┏━━
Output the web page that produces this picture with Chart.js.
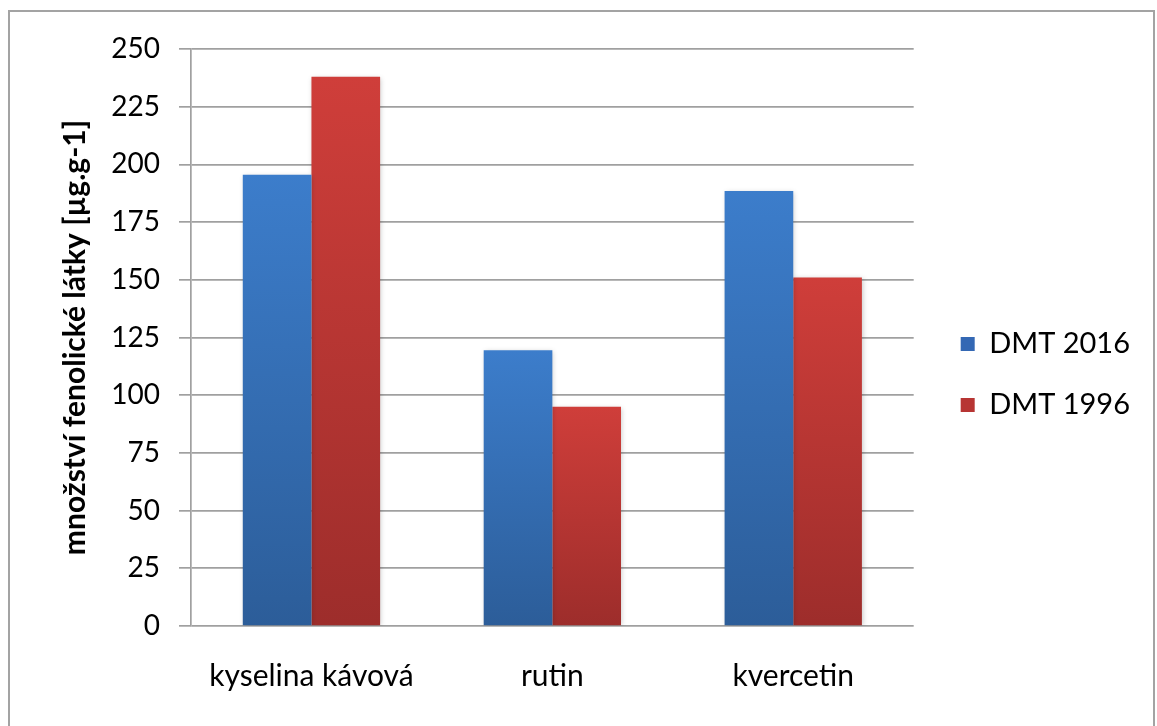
<!DOCTYPE html>
<html lang="cs">
<head>
<meta charset="utf-8">
<title>Fenolické látky – DMT 2016 a DMT 1996</title>
<script src="https://cdn.jsdelivr.net/npm/chart.js@4.4.1/dist/chart.umd.min.js"></script>
<style>
  html, body { margin: 0; padding: 0; background: #fff; }
  #wrap { width: 1157px; height: 726px; position: relative; }
  canvas { display: block; }
</style>
</head>
<body>
<div id="wrap"><canvas id="c" width="1157" height="726"></canvas></div>
<script>
// Categories, series and axis ticks
const categories = ['kyselina kávová', 'rutin', 'kvercetin'];
const seriesNames = ['DMT 2016', 'DMT 1996'];
const dmt2016 = [195.5, 119.5, 188.5];
const dmt1996 = [238, 95, 151];
const yTicks = [0, 25, 50, 75, 100, 125, 150, 175, 200, 225, 250];
const yTitle = 'množství fenolické látky [µg.g-1]';

// Gradient stops per series: lighter at the top, darker at the base
const seriesTop = ['#3C7DCB', '#CF3E3A'];
const seriesBottom = ['#2C5D99', '#9D2D2B'];
const seriesSolid = ['#3468B4', '#B73533'];

const FONT = 'Lato, "Open Sans", "DejaVu Sans", sans-serif';

function barGradient(si) {
  return (ctx) => {
    const chart = ctx.chart;
    const ys = chart.scales && chart.scales.y;
    if (ctx.type !== 'data' || !ys || !chart.chartArea) return seriesSolid[si];
    const top = ys.getPixelForValue(ctx.raw);
    const base = ys.getPixelForValue(0);
    if (!isFinite(top) || !isFinite(base) || top === base) return seriesSolid[si];
    const g = chart.ctx.createLinearGradient(0, top, 0, base);
    g.addColorStop(0, seriesTop[si]);
    g.addColorStop(1, seriesBottom[si]);
    return g;
  };
}

// Outer chart frame
const framePlugin = {
  id: 'frame',
  beforeDraw(chart) {
    const c = chart.ctx;
    c.save();
    c.fillStyle = '#ffffff';
    c.fillRect(0, 0, chart.width, chart.height);
    c.strokeStyle = '#a3a3a3';
    c.lineWidth = 2;
    c.strokeRect(9, 11, 1145, 740);
    c.restore();
  }
};

// Soft shadow under the bars
const shadowPlugin = {
  id: 'barShadow',
  beforeDatasetsDraw(chart) {
    const c = chart.ctx;
    c.save();
    c.shadowColor = 'rgba(0,0,0,0.22)';
    c.shadowBlur = 5;
    c.shadowOffsetX = 1;
    c.shadowOffsetY = 1;
  },
  afterDatasetsDraw(chart) {
    chart.ctx.restore();
  }
};

// Leaves a gap between the plot area and the legend, and lifts the legend a little
const legendGap = 15;
const legendLift = 13;
const legendShift = {
  id: 'legendShift',
  afterLayout(chart) {
    const lg = chart.legend;
    if (lg) {
      lg.left += legendGap; lg.right += legendGap;
      lg.top -= legendLift; lg.bottom -= legendLift;
    }
  }
};

const plotLeft = 191;
const padLeft = 57;

new Chart(document.getElementById('c'), {
  type: 'bar',
  data: {
    labels: categories,
    datasets: [
      { label: seriesNames[0], data: dmt2016, backgroundColor: barGradient(0) },
      { label: seriesNames[1], data: dmt1996, backgroundColor: barGradient(1) }
    ]
  },
  options: {
    responsive: false,
    animation: false,
    events: [],
    devicePixelRatio: 1,
    layout: { padding: { left: padLeft, right: 32, top: 49, bottom: 0 } },
    datasets: {
      bar: { categoryPercentage: 0.57, barPercentage: 1.0, borderWidth: 0 }
    },
    scales: {
      x: {
        grid: { display: false, drawTicks: false },
        border: { display: false },
        ticks: {
          color: '#000',
          padding: 32,
          font: { family: FONT, size: 30 }
        },
        afterFit(scale) { scale.height = 100; }
      },
      y: {
        min: 0,
        max: 250,
        afterBuildTicks(scale) { scale.ticks = yTicks.map(v => ({ value: v })); },
        grid: { color: '#a0a0a0', lineWidth: 1.7, tickLength: 12, drawTicks: true },
        border: { display: true, color: '#a0a0a0', width: 1.7 },
        ticks: {
          color: '#000',
          padding: 19,
          font: { family: FONT, size: 28 }
        },
        title: {
          display: true,
          text: yTitle,
          color: '#000',
          padding: { top: 0, bottom: 0 },
          font: { family: FONT, size: 30, weight: 'bold' }
        },
        afterFit(scale) { scale.width = plotLeft - padLeft; }
      }
    },
    plugins: {
      legend: {
        position: 'right',
        align: 'center',
        labels: {
          color: '#000',
          boxWidth: 14,
          boxHeight: 14,
          padding: 32,
          font: { family: FONT, size: 29, lineHeight: 1 },
          generateLabels(chart) {
            return chart.data.datasets.map((ds, i) => ({
              text: ds.label,
              fillStyle: seriesSolid[i],
              strokeStyle: seriesSolid[i],
              lineWidth: 0,
              hidden: false,
              datasetIndex: i,
              fontColor: '#000'
            }));
          }
        }
      },
      tooltip: { enabled: false }
    }
  },
  plugins: [framePlugin, shadowPlugin, legendShift]
});
</script>
</body>
</html>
┗━━
Work to be completed →
Output a faithful copy of the data, with each picture left out.

Result →
Output the web page that produces this picture with Chart.js.
<!DOCTYPE html>
<html lang="cs">
<head>
<meta charset="utf-8">
<title>Fenolické látky – DMT 2016 a DMT 1996</title>
<script src="https://cdn.jsdelivr.net/npm/chart.js@4.4.1/dist/chart.umd.min.js"></script>
<style>
  html, body { margin: 0; padding: 0; background: #fff; }
  #wrap { width: 1157px; height: 726px; position: relative; }
  canvas { display: block; }
</style>
</head>
<body>
<div id="wrap"><canvas id="c" width="1157" height="726"></canvas></div>
<script>
// Categories, series and axis ticks
const categories = ['kyselina kávová', 'rutin', 'kvercetin'];
const seriesNames = ['DMT 2016', 'DMT 1996'];
const dmt2016 = [195.5, 119.5, 188.5];
const dmt1996 = [238, 95, 151];
const yTicks = [0, 25, 50, 75, 100, 125, 150, 175, 200, 225, 250];
const yTitle = 'množství fenolické látky [µg.g-1]';

// Gradient stops per series: lighter at the top, darker at the base
const seriesTop = ['#3C7DCB', '#CF3E3A'];
const seriesBottom = ['#2C5D99', '#9D2D2B'];
const seriesSolid = ['#3468B4', '#B73533'];

const FONT = 'Lato, "Open Sans", "DejaVu Sans", sans-serif';

function barGradient(si) {
  return (ctx) => {
    const chart = ctx.chart;
    const ys = chart.scales && chart.scales.y;
    if (ctx.type !== 'data' || !ys || !chart.chartArea) return seriesSolid[si];
    const top = ys.getPixelForValue(ctx.raw);
    const base = ys.getPixelForValue(0);
    if (!isFinite(top) || !isFinite(base) || top === base) return seriesSolid[si];
    const g = chart.ctx.createLinearGradient(0, top, 0, base);
    g.addColorStop(0, seriesTop[si]);
    g.addColorStop(1, seriesBottom[si]);
    return g;
  };
}

// Outer chart frame
const framePlugin = {
  id: 'frame',
  beforeDraw(chart) {
    const c = chart.ctx;
    c.save();
    c.fillStyle = '#ffffff';
    c.fillRect(0, 0, chart.width, chart.height);
    c.strokeStyle = '#a3a3a3';
    c.lineWidth = 2;
    c.strokeRect(9, 11, 1145, 740);
    c.restore();
  }
};

// Soft shadow under the bars
const shadowPlugin = {
  id: 'barShadow',
  beforeDatasetsDraw(chart) {
    const c = chart.ctx;
    c.save();
    c.shadowColor = 'rgba(0,0,0,0.22)';
    c.shadowBlur = 5;
    c.shadowOffsetX = 1;
    c.shadowOffsetY = 1;
  },
  afterDatasetsDraw(chart) {
    chart.ctx.restore();
  }
};

// Leaves a gap between the plot area and the legend, and lifts the legend a little
const legendGap = 15;
const legendLift = 13;
const legendShift = {
  id: 'legendShift',
  afterLayout(chart) {
    const lg = chart.legend;
    if (lg) {
      lg.left += legendGap; lg.right += legendGap;
      lg.top -= legendLift; lg.bottom -= legendLift;
    }
  }
};

const plotLeft = 191;
const padLeft = 57;

new Chart(document.getElementById('c'), {
  type: 'bar',
  data: {
    labels: categories,
    datasets: [
      { label: seriesNames[0], data: dmt2016, backgroundColor: barGradient(0) },
      { label: seriesNames[1], data: dmt1996, backgroundColor: barGradient(1) }
    ]
  },
  options: {
    responsive: false,
    animation: false,
    events: [],
    devicePixelRatio: 1,
    layout: { padding: { left: padLeft, right: 32, top: 49, bottom: 0 } },
    datasets: {
      bar: { categoryPercentage: 0.57, barPercentage: 1.0, borderWidth: 0 }
    },
    scales: {
      x: {
        grid: { display: false, drawTicks: false },
        border: { display: false },
        ticks: {
          color: '#000',
          padding: 32,
          font: { family: FONT, size: 30 }
        },
        afterFit(scale) { scale.height = 100; }
      },
      y: {
        min: 0,
        max: 250,
        afterBuildTicks(scale) { scale.ticks = yTicks.map(v => ({ value: v })); },
        grid: { color: '#a0a0a0', lineWidth: 1.7, tickLength: 12, drawTicks: true },
        border: { display: true, color: '#a0a0a0', width: 1.7 },
        ticks: {
          color: '#000',
          padding: 19,
          font: { family: FONT, size: 28 }
        },
        title: {
          display: true,
          text: yTitle,
          color: '#000',
          padding: { top: 0, bottom: 0 },
          font: { family: FONT, size: 30, weight: 'bold' }
        },
        afterFit(scale) { scale.width = plotLeft - padLeft; }
      }
    },
    plugins: {
      legend: {
        position: 'right',
        align: 'center',
        labels: {
          color: '#000',
          boxWidth: 14,
          boxHeight: 14,
          padding: 32,
          font: { family: FONT, size: 29, lineHeight: 1 },
          generateLabels(chart) {
            return chart.data.datasets.map((ds, i) => ({
              text: ds.label,
              fillStyle: seriesSolid[i],
              strokeStyle: seriesSolid[i],
              lineWidth: 0,
              hidden: false,
              datasetIndex: i,
              fontColor: '#000'
            }));
          }
        }
      },
      tooltip: { enabled: false }
    }
  },
  plugins: [framePlugin, shadowPlugin, legendShift]
});
</script>
</body>
</html>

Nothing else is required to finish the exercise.